Historically, insurance was risk-mitigation for the really big things that mattered, our lives, our ability to work, our health, our homes, our cars and our summer holiday. We knew we needed it to protect us, but it was a pain to organise and we hoped it was an expense we would never have to use. In short, insurance was limited.
But whilst insurance used to be a big, once a year and let’s face it, a grudge purchase, insurtech is the opposite. It’s making insurance more micro, more frequent and often not a purchase at all. In short, insurtech has the potential to make insurance unlimited.
Underpinning this is the rise of embedded insurance.
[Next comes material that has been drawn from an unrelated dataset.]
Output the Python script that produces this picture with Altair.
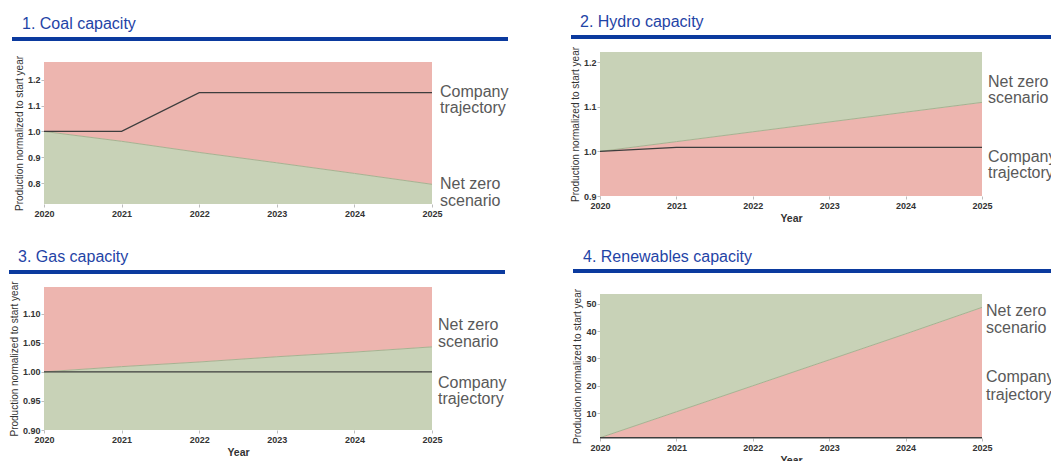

MAPFRE defines embedded insurance as “the bundling of coverage or protections within the purchase of a third-party product or service as part of the customer journey”. And according to a report by InsTech London, the embedded insurance market is forecast to grow to $722bn in GWP by 2030.
I distinguish between 3 forms of embedded insurance.
Embedded insurance 1.0 is where insurance is offered as part of a checkout process, e.g. would I like travel insurance with that flight? An embedded widget makes it a synch for easyjet to add to the customer journey. The key here is that insurance is ‘separate’ to the purchase being made. Personally I tend to say ‘No, thanks’ as my perception is that the cover offered isn’t particularly good value, and I’d be better off shopping around.
Which takes me to embedded insurance 2.0. This is where the insurance is not a separate add-on but inside the very product itself, e.g. my flight comes with travel insurance, covering me in the event my flight is delayed or my bag is lost. Whilst the underlying insurance is exactly the same as 1.0, my chances of booking with the airline offering this as a ‘differentiator’ increase measurably, and given that basic insurance comes for free, I’m also much more likely to opt-in and say ‘Yes, please’ when offered protection for unexpected medical costs given that the price should have dropped too.
It won’t be long before micro-insurance is embedded into the everyday goods and services I buy. Amazon is foremost in people’s minds but why stop there? Wouldn’t it be great if my direct debit to eON came with an instant payout in the event of a cold snap, mitigating the rise in energy costs for those most worried about their heating bills? Embedded insurance will not only make insurance much more ubiquitous but the possibility of instant claims settlements will do much to re-imagine trust in what is meant to be society’s 4th pillar.
Which leads me onto embedded insurance 3.0. This continues with including more advanced protection as standard, as well becoming hyper-personalised whilst retaining the absence of a conscious purchase. Let’s illustrate using my bike insurance. The embedded insurance I could expect from a retailer like Balfe’s Bikes would simply be against theft (a good start) but tomorrow could include legal protection in the event I cause an accident. But what if Balfe’s could continue to charge my card monthly based on the number of miles recorded by either a connected app (Strava) or my wearable device (e.g. my Oura ring). You can see why Balfe’s Bikes would be interested in this – by understanding my actual cycling habits, it has much better data to send me personalised offers.
In doing so, I can’t help but hope that in flipping the distribution model away from me visiting comparison websites to retailers/merchants offering insurance as a service, that I might never have to hear a GoCompare advert or see a meerkat again. That’s a nice thought.